Kickstarter switches to Stripe - pc
https://www.kickstarter.com/blog/making-payments-easier-for-creators-and-backers/
======
fiblye
I have no experience with Stripe, but Amazon Payments was a huge pain in the
ass for me when trying to set up my Kickstarter. Kickstarter verified me just
by asking for a bit of personal info. When I tried making an Amazon Payments
account, it locked me out after one failed attempt of verification with
absolutely no reason for why it failed. I was pretty sure I should've gotten 3
attempts, but nope.

I then had to fax a bill proving I exist to Amazon in order to unlock it and
try again. Got another attempt, and it locked me out once more. I then got a
warning saying the next failed attempt would permanently disable my account.
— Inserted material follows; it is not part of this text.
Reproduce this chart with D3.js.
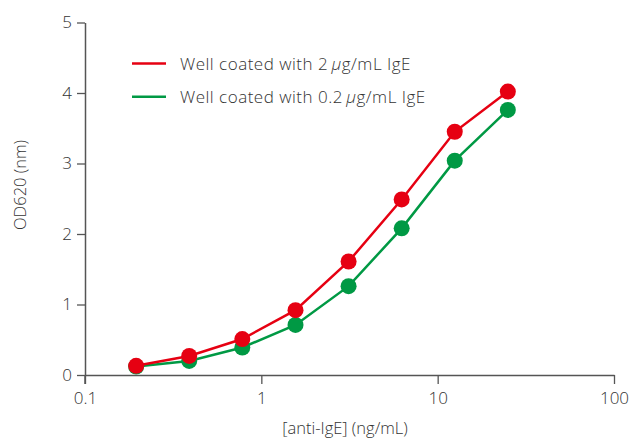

Called up Amazon and they unlocked it for me. The rep was about to hang up,
but I made sure she stayed on the line to walk me through the issue step-by-
step. Turns out Amazon's system didn't like the way I input my street address,
even though it verified just fine on Kickstarter. Verification normally takes
a few hours/days to tell you that you failed, but the rep stayed on the line
and made sure it went through fine that time.

Sorry for rambling on, but Amazon Payments gave me more trouble than any other
payment service. Even Paypal was better. Googling for answers to my problems
gave me countless results from other people who had the same mysterious
problems, and it seemed many couldn't even get a response from customer
service. If Stripe is even marginally better, then I'm glad they're moving on
to them.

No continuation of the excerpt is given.